SUPPLIED DATA -
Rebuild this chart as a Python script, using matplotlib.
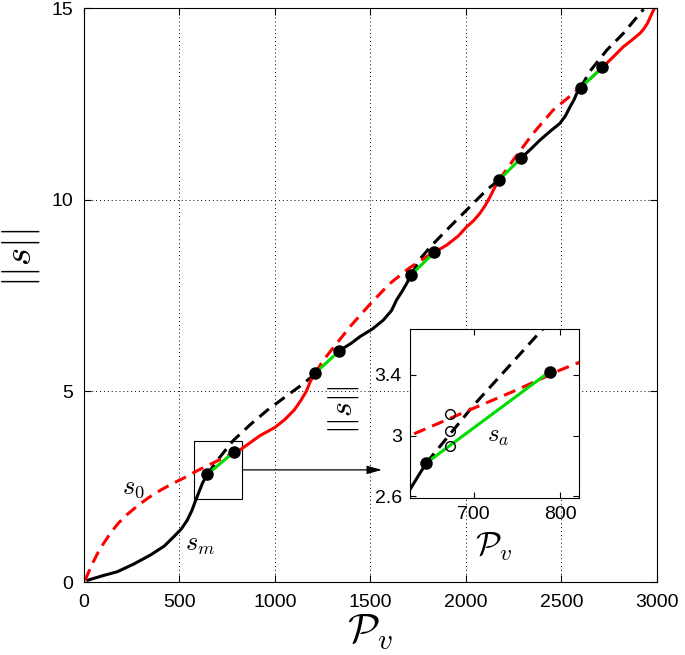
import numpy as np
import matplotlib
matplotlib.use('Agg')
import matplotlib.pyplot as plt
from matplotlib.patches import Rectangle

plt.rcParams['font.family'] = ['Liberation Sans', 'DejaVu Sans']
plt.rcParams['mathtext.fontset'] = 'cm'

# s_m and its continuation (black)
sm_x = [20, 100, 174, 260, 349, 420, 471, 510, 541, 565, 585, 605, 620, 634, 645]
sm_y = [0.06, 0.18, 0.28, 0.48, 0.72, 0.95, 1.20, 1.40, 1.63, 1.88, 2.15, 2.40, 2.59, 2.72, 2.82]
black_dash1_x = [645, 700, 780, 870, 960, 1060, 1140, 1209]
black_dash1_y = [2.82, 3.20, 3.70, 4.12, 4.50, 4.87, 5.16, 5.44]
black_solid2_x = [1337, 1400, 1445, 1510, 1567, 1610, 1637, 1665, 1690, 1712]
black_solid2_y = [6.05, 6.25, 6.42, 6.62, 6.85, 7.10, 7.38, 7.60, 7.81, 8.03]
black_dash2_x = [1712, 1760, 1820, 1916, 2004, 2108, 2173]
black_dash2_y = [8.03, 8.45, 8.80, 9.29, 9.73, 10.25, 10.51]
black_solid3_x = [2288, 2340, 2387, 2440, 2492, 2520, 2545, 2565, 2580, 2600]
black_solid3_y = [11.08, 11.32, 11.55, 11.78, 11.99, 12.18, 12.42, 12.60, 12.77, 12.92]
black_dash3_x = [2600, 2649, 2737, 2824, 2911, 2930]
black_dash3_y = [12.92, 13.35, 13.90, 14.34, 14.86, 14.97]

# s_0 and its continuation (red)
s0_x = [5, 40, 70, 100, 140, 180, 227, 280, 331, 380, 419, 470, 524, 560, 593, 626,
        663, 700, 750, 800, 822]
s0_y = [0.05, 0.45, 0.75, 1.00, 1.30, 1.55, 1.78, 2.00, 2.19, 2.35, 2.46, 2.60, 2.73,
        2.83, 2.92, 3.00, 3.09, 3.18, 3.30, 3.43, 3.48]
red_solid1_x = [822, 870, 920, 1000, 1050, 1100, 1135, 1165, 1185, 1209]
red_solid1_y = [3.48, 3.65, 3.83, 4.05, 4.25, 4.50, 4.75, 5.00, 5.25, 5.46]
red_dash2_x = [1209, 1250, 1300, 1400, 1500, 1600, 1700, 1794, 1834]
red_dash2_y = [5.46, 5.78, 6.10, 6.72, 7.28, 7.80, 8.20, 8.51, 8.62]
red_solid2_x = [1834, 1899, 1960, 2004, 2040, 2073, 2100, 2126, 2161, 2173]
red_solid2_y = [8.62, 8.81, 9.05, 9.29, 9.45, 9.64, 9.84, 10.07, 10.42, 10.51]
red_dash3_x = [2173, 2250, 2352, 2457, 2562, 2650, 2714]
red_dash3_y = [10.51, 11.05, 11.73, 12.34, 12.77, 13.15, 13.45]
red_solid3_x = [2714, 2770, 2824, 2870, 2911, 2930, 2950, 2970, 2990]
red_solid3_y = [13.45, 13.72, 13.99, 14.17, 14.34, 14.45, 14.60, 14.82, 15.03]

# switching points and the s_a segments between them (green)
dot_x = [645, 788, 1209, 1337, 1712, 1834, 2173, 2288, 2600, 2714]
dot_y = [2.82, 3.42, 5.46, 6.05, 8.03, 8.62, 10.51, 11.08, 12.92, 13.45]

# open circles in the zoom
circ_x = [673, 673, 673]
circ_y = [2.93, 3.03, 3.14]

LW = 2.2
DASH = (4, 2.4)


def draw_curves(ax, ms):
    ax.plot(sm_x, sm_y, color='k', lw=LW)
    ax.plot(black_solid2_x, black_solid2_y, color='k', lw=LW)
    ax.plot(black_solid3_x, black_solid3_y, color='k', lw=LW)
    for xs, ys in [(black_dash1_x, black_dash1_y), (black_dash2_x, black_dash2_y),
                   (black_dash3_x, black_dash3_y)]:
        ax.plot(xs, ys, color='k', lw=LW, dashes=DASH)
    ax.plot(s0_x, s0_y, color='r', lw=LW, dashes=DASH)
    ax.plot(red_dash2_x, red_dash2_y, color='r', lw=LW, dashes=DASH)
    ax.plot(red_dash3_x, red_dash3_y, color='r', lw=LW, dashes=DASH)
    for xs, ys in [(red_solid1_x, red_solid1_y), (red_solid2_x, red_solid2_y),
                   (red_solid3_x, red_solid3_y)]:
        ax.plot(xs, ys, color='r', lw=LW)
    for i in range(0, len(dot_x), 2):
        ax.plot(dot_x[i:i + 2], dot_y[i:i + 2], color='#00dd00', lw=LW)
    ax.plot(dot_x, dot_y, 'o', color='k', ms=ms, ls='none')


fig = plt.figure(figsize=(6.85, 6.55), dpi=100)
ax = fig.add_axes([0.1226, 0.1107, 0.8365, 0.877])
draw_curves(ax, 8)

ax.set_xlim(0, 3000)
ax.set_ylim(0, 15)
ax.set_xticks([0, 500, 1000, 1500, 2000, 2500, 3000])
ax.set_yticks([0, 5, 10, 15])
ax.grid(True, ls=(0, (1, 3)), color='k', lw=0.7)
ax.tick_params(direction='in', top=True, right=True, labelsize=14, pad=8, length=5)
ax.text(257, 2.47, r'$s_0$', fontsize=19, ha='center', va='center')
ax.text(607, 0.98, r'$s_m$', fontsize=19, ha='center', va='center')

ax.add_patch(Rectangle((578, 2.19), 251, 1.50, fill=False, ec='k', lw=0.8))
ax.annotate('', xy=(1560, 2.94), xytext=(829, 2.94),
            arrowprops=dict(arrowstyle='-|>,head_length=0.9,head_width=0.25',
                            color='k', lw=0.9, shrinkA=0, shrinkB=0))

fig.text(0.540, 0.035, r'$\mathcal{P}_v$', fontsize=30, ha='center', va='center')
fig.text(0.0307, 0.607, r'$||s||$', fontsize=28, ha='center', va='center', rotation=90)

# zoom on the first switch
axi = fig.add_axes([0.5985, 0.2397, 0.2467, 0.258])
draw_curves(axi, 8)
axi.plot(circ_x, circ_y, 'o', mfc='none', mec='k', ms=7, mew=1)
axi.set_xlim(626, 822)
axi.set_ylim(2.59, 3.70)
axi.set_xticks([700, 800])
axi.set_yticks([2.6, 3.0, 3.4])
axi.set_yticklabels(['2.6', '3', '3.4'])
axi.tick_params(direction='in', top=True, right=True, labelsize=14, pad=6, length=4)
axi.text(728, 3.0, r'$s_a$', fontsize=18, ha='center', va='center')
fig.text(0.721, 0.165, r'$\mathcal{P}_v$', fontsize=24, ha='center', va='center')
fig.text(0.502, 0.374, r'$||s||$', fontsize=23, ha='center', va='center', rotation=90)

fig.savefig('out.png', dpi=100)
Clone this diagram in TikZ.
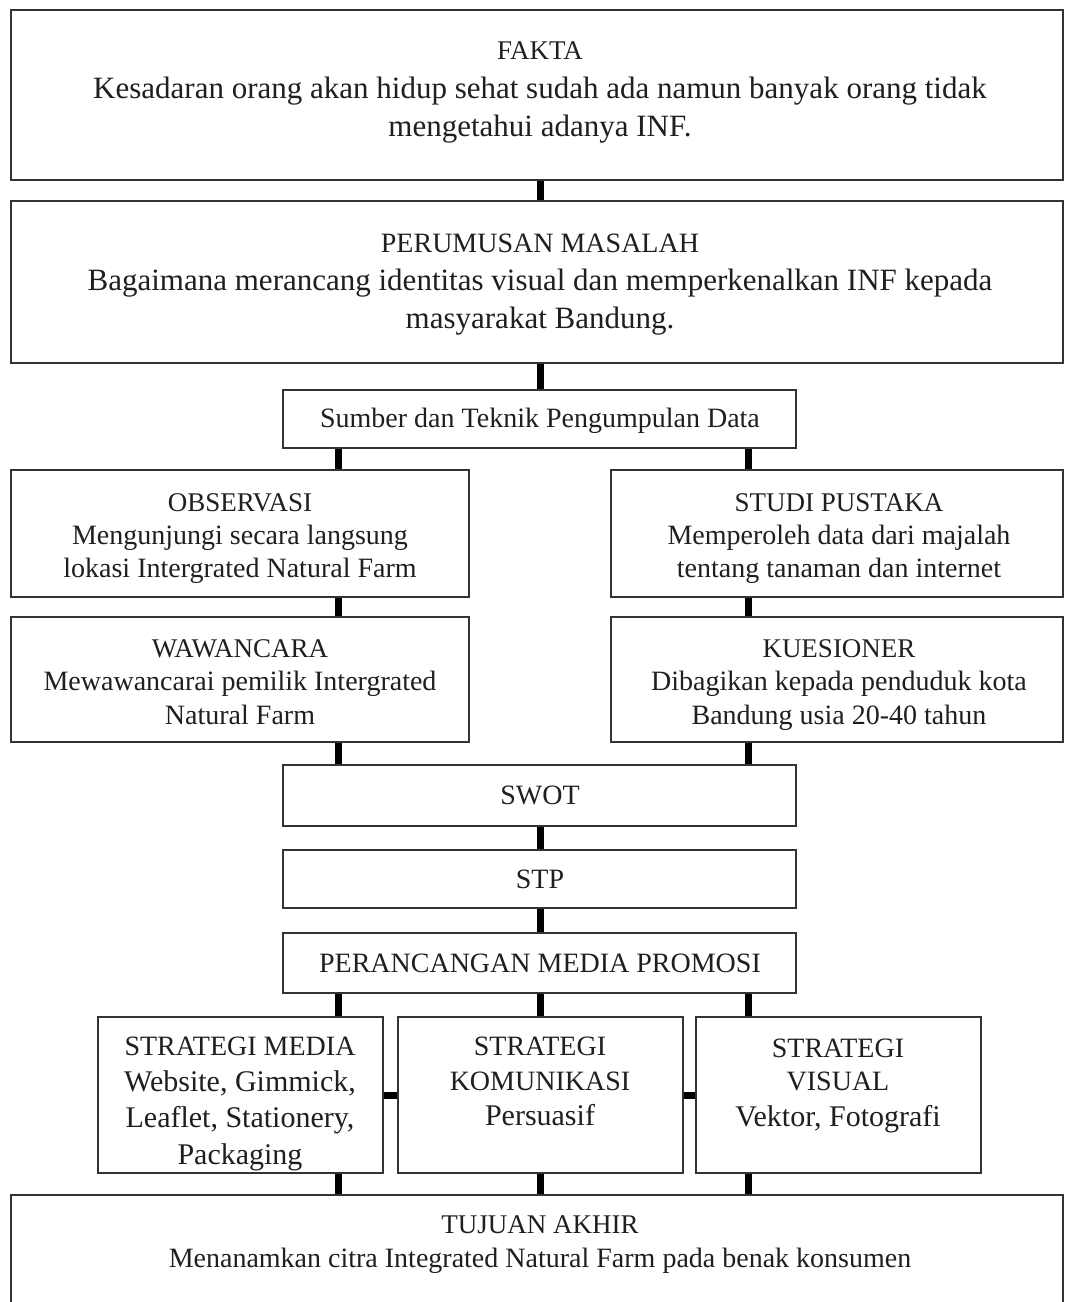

EXERCISE PROMPT -
Write out every line from the entries where "this" appears.

REPLY -
Rebuild this chart as a Python script, using matplotlib.
Clone this diagram in TikZ.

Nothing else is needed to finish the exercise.